FOR IMMEDIATE RELEASE
March 5, 2009
Contact: Kristina Johnson
415.977.5619
Senate Votes to Scrap Bush-era Endangered Species Rules
WASHINGTON, D.C. Today, the U.S. Senate voted down an amendment aimed at keeping Bush-era endangered species regulations on the books.
Last week, the U.S. House of Representatives passed a bill that would give the Obama administration 60 days to withdraw endangered species regulations pushed through by the Bush administration in its last days in office. On Tuesday, President Obama announced he would restore the protections that the Bush rules sought to remove.
The Bush regulations removed requirements that independent federal experts be consulted on projects that could harm endangered species, and included a loophole designed to prevent agencies from addressing global warming, even when it has been identified as a threat to the survival of a species like the polar bear.
However, today, Senator Lisa Murkowski (R-Alaska) and Senator Mark Begich (D-Alaska) offered an amendment to the 2009 omnibus spending bill that would have clogged the process and prevented overhaul of the Bush regulations.

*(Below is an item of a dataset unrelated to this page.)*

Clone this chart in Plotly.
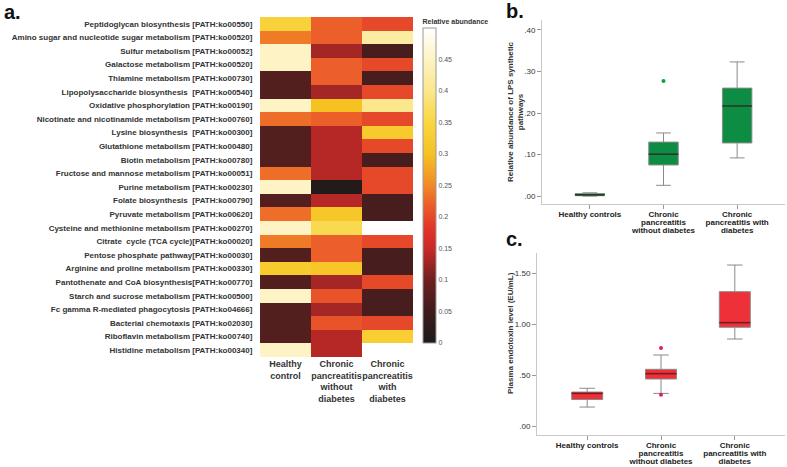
import plotly.graph_objects as go

# ---------------- data ----------------
pathways = [
    "Peptidoglycan biosynthesis [PATH:ko00550]",
    "Amino sugar and nucleotide sugar metabolism [PATH:ko00520]",
    "Sulfur metabolism [PATH:ko00052]",
    "Galactose metabolism [PATH:ko00520]",
    "Thiamine metabolism [PATH:ko00730]",
    "Lipopolysaccharide biosynthesis  [PATH:ko00540]",
    "Oxidative phosphorylation [PATH:ko00190]",
    "Nicotinate and nicotinamide metabolism [PATH:ko00760]",
    "Lysine biosynthesis  [PATH:ko00300]",
    "Glutathione metabolism [PATH:ko00480]",
    "Biotin metabolism [PATH:ko00780]",
    "Fructose and mannose metabolism [PATH:ko00051]",
    "Purine metabolism [PATH:ko00230]",
    "Folate biosynthesis  [PATH:ko00790]",
    "Pyruvate metabolism [PATH:ko00620]",
    "Cysteine and methionine metabolism [PATH:ko00270]",
    "Citrate  cycle (TCA cycle)[PATH:ko00020]",
    "Pentose phosphate pathway[PATH:ko00030]",
    "Arginine and proline metabolism [PATH:ko00330]",
    "Pantothenate and CoA biosynthesis[PATH:ko00770]",
    "Starch and sucrose metabolism [PATH:ko00500]",
    "Fc gamma R-mediated phagocytosis [PATH:ko04666]",
    "Bacterial chemotaxis [PATH:ko02030]",
    "Riboflavin metabolism [PATH:ko00740]",
    "Histidine metabolism [PATH:ko00340]",
]
heat_groups = ["Healthy<br>control", "Chronic<br>pancreatitis<br>without<br>diabetes",
               "Chronic<br>pancreatitis<br>with<br>diabetes"]
healthy = [0.34, 0.24, 0.45, 0.45, 0.07, 0.07, 0.45, 0.23, 0.07, 0.07, 0.07, 0.23, 0.45,
           0.07, 0.23, 0.45, 0.24, 0.07, 0.32, 0.07, 0.45, 0.07, 0.07, 0.07, 0.45]
cp_no_dm = [0.22, 0.22, 0.13, 0.22, 0.22, 0.13, 0.30, 0.22, 0.14, 0.14, 0.14, 0.14, 0.01,
            0.14, 0.31, 0.36, 0.22, 0.22, 0.31, 0.13, 0.21, 0.13, 0.21, 0.14, 0.14]
cp_dm = [0.20, 0.42, 0.06, 0.20, 0.06, 0.20, 0.40, 0.20, 0.32, 0.20, 0.06, 0.20, 0.20,
         0.06, 0.06, None, 0.20, 0.06, 0.06, 0.20, 0.06, 0.06, 0.20, 0.33, None]
cbar_ticks = [0, 0.05, 0.1, 0.15, 0.2, 0.25, 0.3, 0.35, 0.4, 0.45]
cbar_text = ["0", "0.05", "0.1", "0.15", "0.2", "0.25", "0.3", "0.35", "0.4", "0.45"]

box_groups = [["Healthy controls"], ["Chronic", "pancreatitis", "without diabetes"],
              ["Chronic", "pancreatitis with", "diabetes"]]
# panel b: relative abundance of LPS synthetic pathways
b_q1 = [0.001, 0.075, 0.128]
b_med = [0.003, 0.101, 0.217]
b_q3 = [0.006, 0.130, 0.260]
b_lo = [0.000, 0.026, 0.092]
b_hi = [0.008, 0.152, 0.323]
b_out_x = [1]
b_out_y = [0.277]
b_ticks = [0.0, 0.1, 0.2, 0.3, 0.4]
b_ticktext = [".00", ".10", ".20", ".30", ".40"]
# panel c: plasma endotoxin level
c_q1 = [0.26, 0.461, 0.968]
c_med = [0.32, 0.513, 1.013]
c_q3 = [0.333, 0.556, 1.317]
c_lo = [0.186, 0.32, 0.853]
c_hi = [0.37, 0.696, 1.578]
c_out_x = [1, 1]
c_out_y = [0.765, 0.307]
c_ticks = [0.0, 0.5, 1.0, 1.5]
c_ticktext = [".00", ".50", "1.00", "1.50"]

# ---------------- figure ----------------
W, H = 787, 467
def px(x):
    return x / W
def py(y):
    return 1 - y / H

colorscale = [
    [0.0, "#1c1a1a"], [0.1, "#3f1c1c"], [0.2, "#6e2020"], [0.3, "#c82a28"],
    [0.36, "#e03229"], [0.44, "#ec5e2a"], [0.5, "#f08a26"], [0.6, "#f6c222"],
    [0.7, "#f9d640"], [0.8, "#fbe78c"], [0.9, "#fdf3c4"], [1.0, "#ffffff"],
]

z = [[healthy[i], cp_no_dm[i], cp_dm[i]] for i in range(len(pathways))]

sans = "Liberation Sans, Arial, sans-serif"

def box_label(lines):
    return "<br>".join('<span style="font-size:8px"><b>%s</b></span>' % l for l in lines)

fig = go.Figure()
fig.add_trace(go.Heatmap(
    z=z, x=list(range(3)), y=list(range(len(pathways))),
    zmin=0, zmax=0.5, colorscale=colorscale, hoverongaps=False,
    xaxis="x", yaxis="y",
    colorbar=dict(
        x=px(423), xanchor="left", y=py(179.5), yanchor="middle",
        thickness=13, len=327, lenmode="pixels",
        tickvals=cbar_ticks, ticktext=cbar_text, ticks="",
        tickfont=dict(size=7, color="#555", family=sans),
        outlinewidth=1, outlinecolor="#999",
        title=dict(text="<b>Relative abundance</b>", side="top",
                   font=dict(size=7, color="#333", family=sans)),
        ypad=0, xpad=0,
    ),
))

# panel b boxes
fig.add_trace(go.Box(
    x=list(range(3)), q1=b_q1, median=b_med, q3=b_q3, lowerfence=b_lo, upperfence=b_hi,
    width=0.4, whiskerwidth=0.5, fillcolor="#0d8c43", line=dict(color="#8a8a8a", width=1),
    boxpoints=False, xaxis="x2", yaxis="y2", showlegend=False, hoverinfo="skip",
))
mx, my = [], []
for i, m in enumerate(b_med):
    mx += [i - 0.2, i + 0.2, None]
    my += [m, m, None]
fig.add_trace(go.Scatter(x=mx, y=my, mode="lines", line=dict(color="#163a22", width=1.6),
                         xaxis="x2", yaxis="y2", showlegend=False, hoverinfo="skip"))
fig.add_trace(go.Scatter(x=b_out_x, y=b_out_y, mode="markers",
                         marker=dict(color="#0d9c48", size=4), xaxis="x2", yaxis="y2",
                         showlegend=False))

# panel c boxes
fig.add_trace(go.Box(
    x=list(range(3)), q1=c_q1, median=c_med, q3=c_q3, lowerfence=c_lo, upperfence=c_hi,
    width=0.42, whiskerwidth=0.5, fillcolor="#ee3038", line=dict(color="#8a8a8a", width=1),
    boxpoints=False, xaxis="x3", yaxis="y3", showlegend=False, hoverinfo="skip",
))
mx, my = [], []
for i, m in enumerate(c_med):
    mx += [i - 0.21, i + 0.21, None]
    my += [m, m, None]
fig.add_trace(go.Scatter(x=mx, y=my, mode="lines", line=dict(color="#7a1a1e", width=1.6),
                         xaxis="x3", yaxis="y3", showlegend=False, hoverinfo="skip"))
fig.add_trace(go.Scatter(x=c_out_x, y=c_out_y, mode="markers",
                         marker=dict(color="#d8245a", size=4), xaxis="x3", yaxis="y3",
                         showlegend=False))

axis_box_x = dict(showline=True, linecolor="#c8c8c8", linewidth=1, showgrid=False,
                  zeroline=False, ticks="outside", ticklen=4, tickcolor="#999",
                  tickangle=0, automargin=False,
                  tickvals=list(range(3)), ticktext=[box_label(g) for g in box_groups],
                  tickfont=dict(size=6.3, color="#222", family=sans))
axis_box_y = dict(showline=True, linecolor="#c8c8c8", linewidth=1, showgrid=False,
                  zeroline=False, ticks="outside", ticklen=4, tickcolor="#999",
                  automargin=False,
                  tickfont=dict(size=8, color="#333", family=sans))

fig.update_layout(
    width=W, height=H, margin=dict(l=0, r=0, t=0, b=0, autoexpand=False),
    paper_bgcolor="white", plot_bgcolor="white", showlegend=False,
    xaxis=dict(domain=[px(260), px(413)], range=[-0.5, 2.5], showgrid=False, zeroline=False,
               tickvals=list(range(3)), ticktext=["<b>%s</b>" % g for g in heat_groups],
               tickfont=dict(size=9, color="#333", family=sans), ticks="", side="bottom",
               tickangle=0, automargin=False),
    yaxis=dict(domain=[py(357), py(17)], range=[len(pathways) - 0.5, -0.5], showgrid=False,
               zeroline=False, tickvals=list(range(len(pathways))),
               ticktext=["<b>%s</b>" % p for p in pathways],
               tickfont=dict(size=8, color="#333", family=sans),
               ticks="outside", ticklen=5, tickcolor="rgba(0,0,0,0)", automargin=False),
    xaxis2=dict(domain=[px(542), px(785)], range=[-0.65, 2.65], anchor="y2", **axis_box_x),
    yaxis2=dict(domain=[py(204), py(20)], range=[-0.019, 0.424], anchor="x2",
                tickvals=b_ticks, ticktext=b_ticktext, **axis_box_y),
    xaxis3=dict(domain=[px(537), px(785)], range=[-0.68, 2.68], anchor="y3", **axis_box_x),
    yaxis3=dict(domain=[py(435), py(253)], range=[-0.088, 1.696], anchor="x3",
                tickvals=c_ticks, ticktext=c_ticktext, **axis_box_y),
    annotations=[
        dict(text="<b>a.</b>", x=px(2), y=py(12), xref="paper", yref="paper",
             xanchor="left", yanchor="middle", showarrow=False,
             font=dict(size=20, color="#111", family=sans)),
        dict(text="<b>b.</b>", x=px(504), y=py(11), xref="paper", yref="paper",
             xanchor="left", yanchor="middle", showarrow=False,
             font=dict(size=20, color="#111", family=sans)),
        dict(text="<b>c.</b>", x=px(504), y=py(239), xref="paper", yref="paper",
             xanchor="left", yanchor="middle", showarrow=False,
             font=dict(size=20, color="#111", family=sans)),
        dict(text="<b>Relative abundance of LPS synthetic<br>pathways</b>",
             x=px(515), y=py(112), xref="paper", yref="paper", textangle=-90,
             xanchor="center", yanchor="middle", showarrow=False,
             font=dict(size=8, color="#333", family=sans)),
        dict(text="<b>Plasma endotoxin level (EU/mL)</b>",
             x=px(510), y=py(333), xref="paper", yref="paper", textangle=-90,
             xanchor="center", yanchor="middle", showarrow=False,
             font=dict(size=8, color="#333", family=sans)),
    ],
)

fig.write_html("out.html", config={"displayModeBar": False},
               post_script="document.body.style.margin='0';")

The Senate voted 52-42 against the amendment.
Statement of Sierra Club Executive Director Carl Pope
The President, the House of Representatives, and the Senate have shown that they all agree on the importance of protecting America's wildlife for future generations.

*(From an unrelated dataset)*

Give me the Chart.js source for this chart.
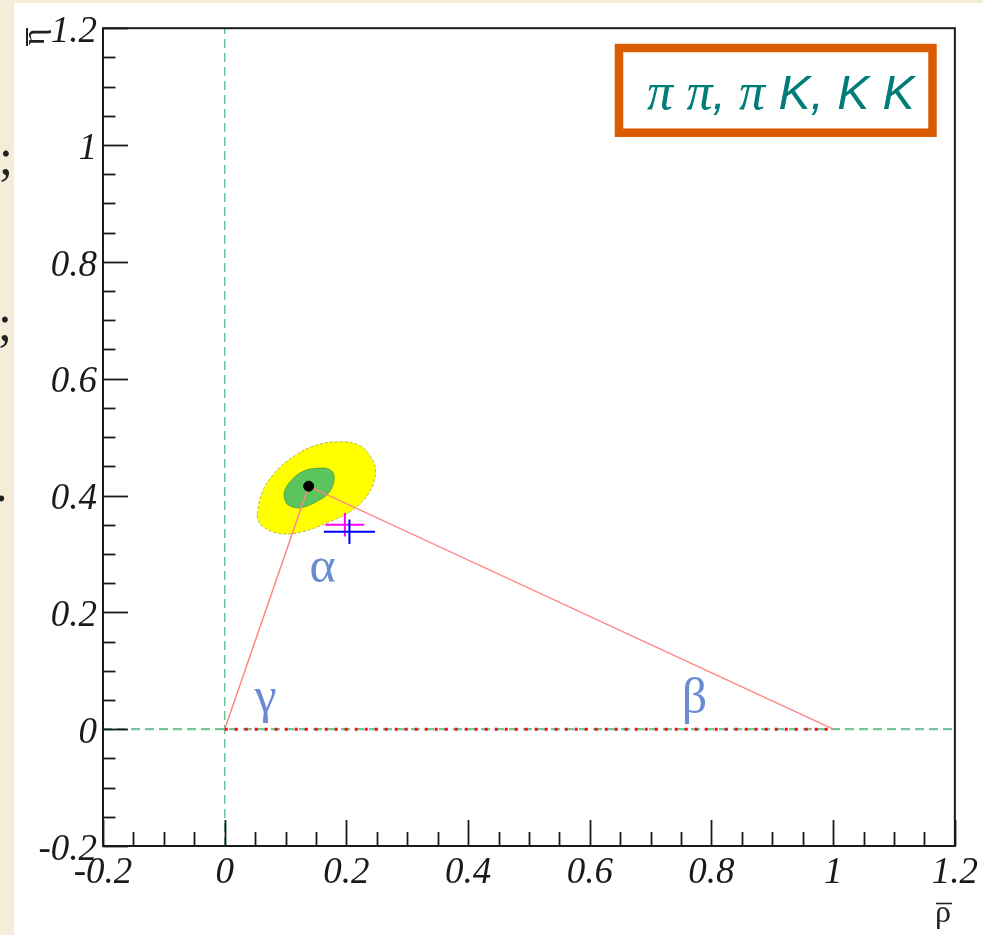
<!DOCTYPE html>
<html><head><meta charset="utf-8">
<script src="https://cdn.jsdelivr.net/npm/chart.js@4.4.1/dist/chart.umd.min.js"></script>
<style>html,body{margin:0;padding:0;background:#F6ECDA;}canvas{display:block;}</style>
</head><body>
<canvas id="c" width="983" height="935"></canvas>
<script>
// ---- axis ticks ----
const xTickValues = [-0.2, 0, 0.2, 0.4, 0.6, 0.8, 1, 1.2];
const xTickLabels = ['-0.2', '0', '0.2', '0.4', '0.6', '0.8', '1', '1.2'];
const yTickValues = [-0.2, 0, 0.2, 0.4, 0.6, 0.8, 1, 1.2];
const yTickLabels = ['-0.2', '0', '0.2', '0.4', '0.6', '0.8', '1', '1.2'];

// ---- reference lines ----
const vLineRho = [0, 0];
const vLineEta = [-0.2, 1.2];
const hLineRho = [-0.2, 1.2];
const hLineEta = [0, 0];

// ---- unitarity triangle ----
const triangleRho = [0, 0.138, 1];
const triangleEta = [0, 0.416, 0];
const baseRho = [0, 1];
const baseEta = [0, 0];
const apexRho = [0.138];
const apexEta = [0.416];

// ---- confidence-level contours ----
const yellowRho = [0.053, 0.060, 0.090, 0.128, 0.172, 0.210, 0.238, 0.248, 0.240, 0.221, 0.189, 0.150, 0.112, 0.079, 0.060, 0.053];
const yellowEta = [0.366, 0.349, 0.335, 0.338, 0.355, 0.375, 0.406, 0.441, 0.466, 0.486, 0.492, 0.486, 0.466, 0.435, 0.401, 0.366];
const greenRho = [0.098, 0.104, 0.123, 0.150, 0.172, 0.180, 0.175, 0.156, 0.128, 0.107, 0.098, 0.098];
const greenEta = [0.395, 0.384, 0.379, 0.389, 0.406, 0.429, 0.443, 0.447, 0.441, 0.423, 0.406, 0.395];

// ---- measured points with errors ----
const crossRho = [0.1975, 0.205];
const crossEta = [0.350, 0.338];
const crossRhoErr = [0.032, 0.042];
const crossEtaErr = [0.020, 0.021];

// ---- angle labels ----
const greekText = ['α', 'γ', 'β'];
const greekRho = [0.161, 0.067, 0.772];
const greekEta = [0.252, 0.029, 0.028];

const boxTitle = ['π', ' ', 'π', ', ', 'π', ' K, K K'];

const pts = (xs, ys) => xs.map((v, i) => ({x: v, y: ys[i]}));

const crossColors = ['#FF00FF', '#0000FF'];
const crossSets = [];
crossRho.forEach((r, i) => {
  crossSets.push({data: [{x: r - crossRhoErr[i], y: crossEta[i]}, {x: r + crossRhoErr[i], y: crossEta[i]}],
    showLine: true, borderColor: crossColors[i], borderWidth: 2, pointRadius: 0, order: 1 - i * 0.1});
  crossSets.push({data: [{x: r, y: crossEta[i] - crossEtaErr[i]}, {x: r, y: crossEta[i] + crossEtaErr[i]}],
    showLine: true, borderColor: crossColors[i], borderWidth: 2, pointRadius: 0, order: 1 - i * 0.1});
});

const datasets = [
  {data: pts(vLineRho, vLineEta), showLine: true, borderColor: 'rgb(105,195,150)', borderWidth: 1.5, borderDash: [9, 5], pointRadius: 0, order: 10},
  {data: pts(hLineRho, hLineEta), showLine: true, borderColor: 'rgb(115,200,155)', borderWidth: 2.2, borderDash: [9, 5], pointRadius: 0, order: 10},
  {data: pts(yellowRho, yellowEta), showLine: true, tension: 0.4, fill: 'shape', backgroundColor: '#FFFF00', borderColor: 'rgba(150,150,70,0.7)', borderWidth: 1, borderDash: [3, 2], pointRadius: 0, order: 8},
  {data: pts(greenRho, greenEta), showLine: true, tension: 0.4, fill: 'shape', backgroundColor: 'rgb(92,196,92)', borderColor: 'rgba(60,140,60,0.6)', borderWidth: 1, pointRadius: 0, order: 7},
  {data: pts(triangleRho, triangleEta), showLine: true, borderColor: 'rgb(255,135,135)', borderWidth: 1.5, pointRadius: 0, order: 6},
  {data: pts(baseRho, baseEta), showLine: true, borderColor: '#F01010', borderWidth: 3, borderDash: [3, 7], pointRadius: 0, order: 5},
  {data: pts(apexRho, apexEta), showLine: false, pointRadius: 5, backgroundColor: '#000', borderColor: '#000', order: 4},
  ...crossSets
];

const bgPlugin = {
  id: 'bg',
  beforeDraw(chart) {
    const ctx = chart.ctx;
    ctx.save();
    ctx.fillStyle = '#F6ECDA';
    ctx.fillRect(0, 0, 983, 935);
    ctx.fillStyle = '#FFFFFF';
    ctx.fillRect(14, 3, 969, 932);
    ctx.restore();
  }
};

const framePlugin = {
  id: 'frame',
  afterDatasetsDraw(chart) {
    const {ctx, chartArea: a, scales: {x, y}} = chart;
    ctx.save();
    ctx.strokeStyle = '#1a1a1a';
    ctx.lineWidth = 2;
    ctx.strokeRect(a.left, a.top, a.right - a.left, a.bottom - a.top);
    ctx.lineWidth = 1.8;
    for (let i = 0; i <= 28; i++) {
      const v = -0.2 + i * 0.05;
      const major = i % 4 === 0;
      const px = Math.round(x.getPixelForValue(v)) + 0.5;
      ctx.beginPath(); ctx.moveTo(px, a.bottom); ctx.lineTo(px, a.bottom - (major ? 26 : 14)); ctx.stroke();
      const py = Math.round(y.getPixelForValue(v)) + 0.5;
      ctx.beginPath(); ctx.moveTo(a.left, py); ctx.lineTo(a.left + (major ? 25 : 12.5), py); ctx.stroke();
    }
    ctx.restore();
  },
  afterDraw(chart) {
    const {ctx, scales: {x, y}} = chart;
    ctx.save();
    // Greek angle labels
    ctx.fillStyle = 'rgb(105,140,210)';
    ctx.font = '50px "Liberation Serif"';
    ctx.textAlign = 'center';
    ctx.textBaseline = 'alphabetic';
    greekText.forEach((t, i) => ctx.fillText(t, x.getPixelForValue(greekRho[i]), y.getPixelForValue(greekEta[i])));

    // Title box
    ctx.strokeStyle = '#DB5C00';
    ctx.lineWidth = 8.5;
    ctx.strokeRect(619, 48, 313.5, 84.7);
    ctx.fillStyle = '#007D78';
    ctx.textAlign = 'left';
    let cx = 647;
    boxTitle.forEach(t => {
      ctx.font = (t === 'π') ? 'italic 52px "Liberation Serif"' : 'italic 48px "Liberation Sans"';
      ctx.fillText(t, cx, 109);
      cx += ctx.measureText(t).width;
    });

    // x-axis title rho-bar
    ctx.fillStyle = '#222';
    ctx.strokeStyle = '#222';
    ctx.font = '32px "Liberation Serif"';
    ctx.fillText('ρ', 935, 922);
    ctx.lineWidth = 1.6;
    ctx.beginPath(); ctx.moveTo(936, 903.5); ctx.lineTo(952, 903.5); ctx.stroke();

    // y-axis title eta-bar (rotated, partly hidden)
    ctx.translate(44, 37);
    ctx.rotate(-Math.PI / 2);
    ctx.font = '32px "Liberation Serif"';
    ctx.textAlign = 'center';
    ctx.fillText('η', 0, 0);
    ctx.lineWidth = 2;
    ctx.beginPath(); ctx.moveTo(-9, -17); ctx.lineTo(9, -17); ctx.stroke();
    ctx.setTransform(1, 0, 0, 1, 0, 0);

    // slide remnants on the left strip
    ctx.fillStyle = '#222';
    ctx.textAlign = 'left';
    ctx.font = '50px "Liberation Serif"';
    ctx.fillText(';', -1, 174);
    ctx.fillText(';', -2, 340);
    ctx.fillText('.', -5, 501);
    ctx.restore();
  }
};

const tickFont = {family: '"Liberation Serif"', size: 37, style: 'italic'};

new Chart(document.getElementById('c'), {
  type: 'scatter',
  data: {datasets},
  options: {
    responsive: false,
    devicePixelRatio: 1,
    animation: false,
    layout: {padding: {left: 0, top: 28, right: 26, bottom: 0}},
    plugins: {legend: {display: false}, tooltip: {enabled: false}},
    scales: {
      x: {
        type: 'linear', min: -0.2, max: 1.2,
        grid: {display: false, drawTicks: false},
        border: {display: false},
        afterBuildTicks: s => { s.ticks = xTickValues.map(v => ({value: v})); },
        afterFit: s => { s.height = 89; },
        ticks: {font: tickFont, color: '#1a1a1a', padding: 5, maxRotation: 0, autoSkip: false,
          callback: (v, i) => xTickLabels[i]}
      },
      y: {
        type: 'linear', min: -0.2, max: 1.2,
        grid: {display: false, drawTicks: false},
        border: {display: false},
        afterBuildTicks: s => { s.ticks = yTickValues.map(v => ({value: v})); },
        afterFit: s => { s.width = 103; },
        ticks: {font: tickFont, color: '#1a1a1a', padding: 6, labelOffset: 4, autoSkip: false,
          callback: (v, i) => yTickLabels[i]}
      }
    }
  },
  plugins: [bgPlugin, framePlugin]
});
</script>
</body></html>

For thirty years the Endangered Species Act has helped bring wildlife like the bald eagle back from the brink of extinction. President Bush's attack on endangered species protections would have made it much harder to help animals like the bald eagle survive.
President Obama has shown his commitment to restoring and strengthening the regulations that have protected wildlife for decades. By supporting him, the Senate has sent a clear signal that science, rather than special interests, should rule decisions affecting our nation's wildlife. Tossing out the Bush rules will bring wildlife biologists back into the process of deciding how to manage our most threatened animals.